Life is filled with many choices and every choice has a cost associated with it. Every change you make in your business affects cost one way or the other. Being able to predict the impact of the cost of a business decision is important. To understand what I mean let us take a look at Tom Longman. Tom Longman is an entrepreneur who owns Bacon Party Enterprises. Bacon Party specializes in serving pork based products to large corporate events. Bacon Party is planning to expand to a new location and needs to figure out how this will affect existing cost structure.
Before Tom should think of going into this new location, he should ask himself the following questions:
- How is the new location going to increase sales
- What is the cost of expanding to new location
- Will the business as a whole be better off as a result of this expansion
How is the new location going to increase sales?
Will the new location increase sales or simply cannibalize existing sales? Expanding to a new location is great if it will allow Tom to serve customers which the current location limits him for serving. Overall, Tom will want to make sure the new location brings in new sales.
What is the cost of expanding to a new location?

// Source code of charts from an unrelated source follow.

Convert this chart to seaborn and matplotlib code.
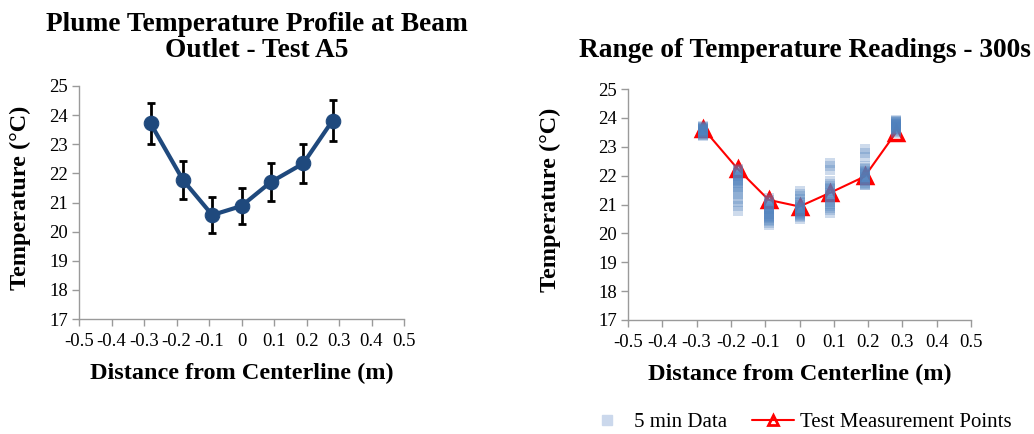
import matplotlib
matplotlib.use("Agg")
import matplotlib.pyplot as plt
import seaborn as sns
import pandas as pd
from matplotlib.lines import Line2D

sns.set_theme(style="white")
plt.rcParams['font.family'] = ['Liberation Serif', 'DejaVu Serif']
plt.rcParams['axes.unicode_minus'] = False
plt.rcParams['text.color'] = 'black'
plt.rcParams['axes.labelcolor'] = 'black'
plt.rcParams['xtick.color'] = 'black'
plt.rcParams['ytick.color'] = 'black'

# ---- data ----
positions = [-0.28, -0.18, -0.09, 0.0, 0.09, 0.19, 0.28]
profile_temp = [23.72, 21.77, 20.57, 20.88, 21.70, 22.34, 23.81]
profile_err = [0.71, 0.65, 0.62, 0.63, 0.65, 0.67, 0.71]

test_points = [23.62, 22.23, 21.16, 20.93, 21.41, 21.97, 23.47]

data_m028 = [23.72, 23.70, 23.68, 23.66, 23.65, 23.63, 23.62, 23.60, 23.58, 23.57,
             23.55, 23.53, 23.52, 23.50, 23.48, 23.46, 23.44, 23.42, 23.40, 23.37]
data_m018 = [22.23, 22.20, 22.15, 22.10, 22.05, 22.00, 21.95, 21.90, 21.85, 21.80,
             21.75, 21.70, 21.62, 21.55, 21.45, 21.35, 21.20, 21.10, 20.95, 20.78]
data_m009 = [21.24, 21.15, 21.08, 21.02, 20.98, 20.93, 20.88, 20.84, 20.80, 20.76,
             20.72, 20.68, 20.64, 20.60, 20.56, 20.52, 20.48, 20.42, 20.35, 20.28]
data_000 = [21.47, 21.38, 21.28, 21.18, 21.10, 21.04, 21.00, 20.96, 20.92, 20.88,
            20.85, 20.82, 20.78, 20.75, 20.72, 20.68, 20.64, 20.60, 20.56, 20.51]
data_p009 = [22.43, 22.32, 22.20, 21.80, 21.72, 21.65, 21.58, 21.52, 21.46, 21.40,
             21.34, 21.28, 21.22, 21.16, 21.10, 21.02, 20.95, 20.88, 20.80, 20.72]
data_p019 = [22.91, 22.80, 22.64, 22.34, 22.28, 22.22, 22.17, 22.12, 22.08, 22.04,
             22.00, 21.96, 21.92, 21.88, 21.84, 21.80, 21.76, 21.72, 21.69, 21.66]
data_p028 = [23.92, 23.90, 23.88, 23.86, 23.84, 23.82, 23.80, 23.78, 23.76, 23.74,
             23.72, 23.70, 23.68, 23.66, 23.63, 23.60, 23.57, 23.54, 23.51, 23.49]

x_ticks = [-0.5, -0.4, -0.3, -0.2, -0.1, 0.0, 0.1, 0.2, 0.3, 0.4, 0.5]
x_tick_labels = ["-0.5", "-0.4", "-0.3", "-0.2", "-0.1", "0", "0.1", "0.2", "0.3", "0.4", "0.5"]
y_ticks = [17, 18, 19, 20, 21, 22, 23, 24, 25]

# ---- frames ----
df_profile = pd.DataFrame({"x": positions, "T": profile_temp, "err": profile_err})
df_test = pd.DataFrame({"x": positions, "T": test_points})
cols = [data_m028, data_m018, data_m009, data_000, data_p009, data_p019, data_p028]
rows = []
for xp, vals in zip(positions, cols):
    for v in vals:
        rows.append((xp, v))
df_5min = pd.DataFrame(rows, columns=["x", "T"])

W, H = 1034, 434
fig = plt.figure(figsize=(W / 100, H / 100), dpi=100)
ax1 = fig.add_axes([79 / W, 1 - 319 / H, 325 / W, 233 / H])
ax2 = fig.add_axes([628 / W, 1 - 320 / H, 343 / W, 231 / H])

spine_c = "#9a9a9a"
tick_fs = 13.5
lab_fs = 17.5
title_fs = 19.7

def style_axes(ax, ylab_x):
    ax.set_xlim(-0.5, 0.5)
    ax.set_ylim(17, 25)
    ax.set_xticks(x_ticks)
    ax.set_xticklabels(x_tick_labels, fontsize=tick_fs, color="black")
    ax.set_yticks(y_ticks)
    ax.set_yticklabels([str(v) for v in y_ticks], fontsize=tick_fs, color="black")
    for s in ["top", "right"]:
        ax.spines[s].set_visible(False)
    for s in ["left", "bottom"]:
        ax.spines[s].set_color(spine_c)
        ax.spines[s].set_linewidth(1.0)
    ax.tick_params(axis="both", which="major", direction="out", length=5,
                   width=1.0, color=spine_c, labelcolor="black", left=True, bottom=True)
    ax.tick_params(axis="x", pad=5)
    ax.tick_params(axis="y", pad=3)
    ax.grid(False)
    ax.set_xlabel("Distance from Centerline (m)", fontsize=lab_fs, fontweight="bold",
                  labelpad=9, color="black")
    ax.set_ylabel("Temperature (°C)", fontsize=lab_fs, fontweight="bold", color="black")
    ax.yaxis.set_label_coords(ylab_x, 0.52)

# ---- left chart ----
ax1.errorbar(df_profile["x"], df_profile["T"], yerr=df_profile["err"], fmt="none",
             ecolor="black", elinewidth=2.0, capsize=3, capthick=2.0, zorder=2)
sns.lineplot(data=df_profile, x="x", y="T", ax=ax1, color="#1f497d", linewidth=3.0,
             marker="o", markersize=10.5, markeredgecolor="#1f497d", zorder=3, sort=False)
style_axes(ax1, (31 - 79) / 325)
fig.text(257 / W, 1 - 31 / H, "Plume Temperature Profile at Beam", ha="center",
         va="baseline", fontsize=title_fs, fontweight="bold", color="black")
fig.text(257 / W, 1 - 57 / H, "Outlet - Test A5", ha="center",
         va="baseline", fontsize=title_fs, fontweight="bold", color="black")

# ---- right chart ----
sns.lineplot(data=df_test, x="x", y="T", ax=ax2, color="#ff0000", linewidth=1.5,
             marker="^", markersize=9.5, markerfacecolor="none", markeredgecolor="#ff0000",
             markeredgewidth=2.5, zorder=2, sort=False)
sns.scatterplot(data=df_5min, x="x", y="T", ax=ax2, marker="s", s=48, color="#4f81bd",
                alpha=0.28, linewidth=0, zorder=3)
style_axes(ax2, (561 - 628) / 343)
fig.text(805 / W, 1 - 57 / H, "Range of Temperature Readings - 300s", ha="center",
         va="baseline", fontsize=title_fs, fontweight="bold", color="black")

handles = [
    Line2D([], [], linestyle="none", marker="s", markersize=6.8, markerfacecolor="#cbd8ec",
           markeredgecolor="#cbd8ec"),
    Line2D([], [], color="#ff0000", linewidth=1.5, marker="^", markersize=7,
           markerfacecolor="none", markeredgecolor="#ff0000", markeredgewidth=2),
]
leg = fig.legend(handles, ["5 min Data", "Test Measurement Points"], loc="center",
                 bbox_to_anchor=(799 / W, 1 - 422 / H), ncol=2, frameon=False, fontsize=15,
                 handlelength=2.0, columnspacing=1.2, handletextpad=0.3)
for t in leg.get_texts():
    t.set_color("black")

fig.savefig("out.png", dpi=100)
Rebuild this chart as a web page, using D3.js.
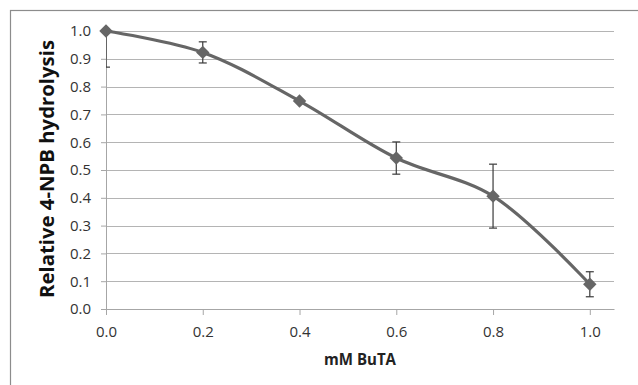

Bacon Party will need to start by seeing how cost has behaved in the past. There are different methods Bacon Party can use to estimate cost with the easiest being observation. In very small businesses, simply examining prior year’s financial statements and making prediction based on past results is not uncommon. While observation could provide good results it is not the most reliable way to predict cost. Rather than simply estimating, Tom can determine cost behavior patterns by using statistical analysis like least square regression. Predicting cost allows Tom to estimate the cost of doing business in the new location. Adjustments will be needed for the additional fixed costs like rent and utilities expense.
Will the business be better off as a whole?
Based on the revenue and cost prediction, Tom will need to determine if net profits increases as a whole. Bacon Party should not become worse of as a result of this expansion. If Bacon Party is keeping less of its revenue as profits, then his expansion choice is not a very smart one. Tom will need to evaluate other growth strategies and choose the one with the highest return. It is not what you make in business but what you keep that counts. Keeping down cost means keeping more in profits.
In summary, making the wrong choice not only affects your cash flow but your energy level. Making smart choices in business takes more than gut feeling but laying out the numbers to see if the choice makes sense in the long run.